▶ [STATED TASK]: Restate the opening lines of the material below word for word, stopping after the line that contains "from matplotlib.patches import Rectangle".

▶ [RECORDED INFORMATION]:
"""

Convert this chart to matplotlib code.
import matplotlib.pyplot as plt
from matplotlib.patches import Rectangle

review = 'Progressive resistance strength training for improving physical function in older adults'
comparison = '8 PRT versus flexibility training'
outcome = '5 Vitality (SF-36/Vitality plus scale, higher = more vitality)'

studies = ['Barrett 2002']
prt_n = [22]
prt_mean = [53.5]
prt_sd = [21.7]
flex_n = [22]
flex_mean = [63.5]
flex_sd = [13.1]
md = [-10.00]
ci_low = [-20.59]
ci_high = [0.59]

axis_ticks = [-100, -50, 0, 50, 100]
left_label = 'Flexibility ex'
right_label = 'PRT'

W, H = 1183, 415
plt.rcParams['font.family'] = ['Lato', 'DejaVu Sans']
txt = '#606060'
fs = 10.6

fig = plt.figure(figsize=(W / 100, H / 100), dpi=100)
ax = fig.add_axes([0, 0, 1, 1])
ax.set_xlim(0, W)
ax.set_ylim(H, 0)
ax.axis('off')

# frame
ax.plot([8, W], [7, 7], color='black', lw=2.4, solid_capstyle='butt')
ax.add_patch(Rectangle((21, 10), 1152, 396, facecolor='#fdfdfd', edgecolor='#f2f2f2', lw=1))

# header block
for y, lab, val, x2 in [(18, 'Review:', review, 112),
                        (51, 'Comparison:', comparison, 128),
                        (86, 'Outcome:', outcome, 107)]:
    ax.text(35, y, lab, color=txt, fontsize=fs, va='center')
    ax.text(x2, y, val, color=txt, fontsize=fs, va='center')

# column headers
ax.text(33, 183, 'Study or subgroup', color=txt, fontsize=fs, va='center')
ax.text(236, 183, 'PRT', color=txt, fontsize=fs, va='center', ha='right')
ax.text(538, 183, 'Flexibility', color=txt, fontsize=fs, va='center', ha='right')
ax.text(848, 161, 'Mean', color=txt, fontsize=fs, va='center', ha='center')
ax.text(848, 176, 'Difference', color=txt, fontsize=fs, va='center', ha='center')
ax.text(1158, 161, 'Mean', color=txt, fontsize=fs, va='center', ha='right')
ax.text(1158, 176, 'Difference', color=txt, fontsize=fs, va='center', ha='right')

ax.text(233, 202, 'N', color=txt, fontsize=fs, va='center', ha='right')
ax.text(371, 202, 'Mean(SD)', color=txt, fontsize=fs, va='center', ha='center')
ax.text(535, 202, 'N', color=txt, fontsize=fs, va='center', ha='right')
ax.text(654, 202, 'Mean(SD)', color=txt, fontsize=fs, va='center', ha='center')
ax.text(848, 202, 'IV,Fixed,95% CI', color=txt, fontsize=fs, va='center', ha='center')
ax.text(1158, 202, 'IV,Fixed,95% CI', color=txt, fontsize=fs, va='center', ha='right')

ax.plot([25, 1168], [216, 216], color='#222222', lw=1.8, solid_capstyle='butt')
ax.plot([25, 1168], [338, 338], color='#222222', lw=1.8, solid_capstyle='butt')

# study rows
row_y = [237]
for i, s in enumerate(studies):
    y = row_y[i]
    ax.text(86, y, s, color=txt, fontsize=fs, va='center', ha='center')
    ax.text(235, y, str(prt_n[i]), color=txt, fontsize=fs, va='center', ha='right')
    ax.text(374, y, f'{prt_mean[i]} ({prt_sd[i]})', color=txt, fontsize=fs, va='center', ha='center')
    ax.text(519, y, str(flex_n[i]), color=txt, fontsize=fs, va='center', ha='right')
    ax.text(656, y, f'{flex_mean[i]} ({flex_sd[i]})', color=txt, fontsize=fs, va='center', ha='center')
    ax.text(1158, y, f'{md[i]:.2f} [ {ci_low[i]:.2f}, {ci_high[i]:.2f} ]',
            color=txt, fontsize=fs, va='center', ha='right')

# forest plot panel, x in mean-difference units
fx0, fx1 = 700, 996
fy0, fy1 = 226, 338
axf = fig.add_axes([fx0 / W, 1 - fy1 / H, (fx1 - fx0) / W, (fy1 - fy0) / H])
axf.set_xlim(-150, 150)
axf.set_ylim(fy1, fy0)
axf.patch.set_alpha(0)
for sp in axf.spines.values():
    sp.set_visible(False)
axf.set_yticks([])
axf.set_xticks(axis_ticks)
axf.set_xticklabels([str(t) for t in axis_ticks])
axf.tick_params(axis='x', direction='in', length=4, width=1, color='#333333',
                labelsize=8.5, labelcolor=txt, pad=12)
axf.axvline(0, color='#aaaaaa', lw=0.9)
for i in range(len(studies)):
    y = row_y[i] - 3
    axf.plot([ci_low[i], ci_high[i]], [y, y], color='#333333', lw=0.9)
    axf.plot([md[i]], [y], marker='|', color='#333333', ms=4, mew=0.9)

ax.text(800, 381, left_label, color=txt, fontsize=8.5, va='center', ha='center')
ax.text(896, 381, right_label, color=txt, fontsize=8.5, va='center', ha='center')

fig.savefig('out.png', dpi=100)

"""

▶ [RESPONSE TO THE EXERCISE]:
Convert this chart to matplotlib code.
import matplotlib.pyplot as plt
from matplotlib.patches import Rectangle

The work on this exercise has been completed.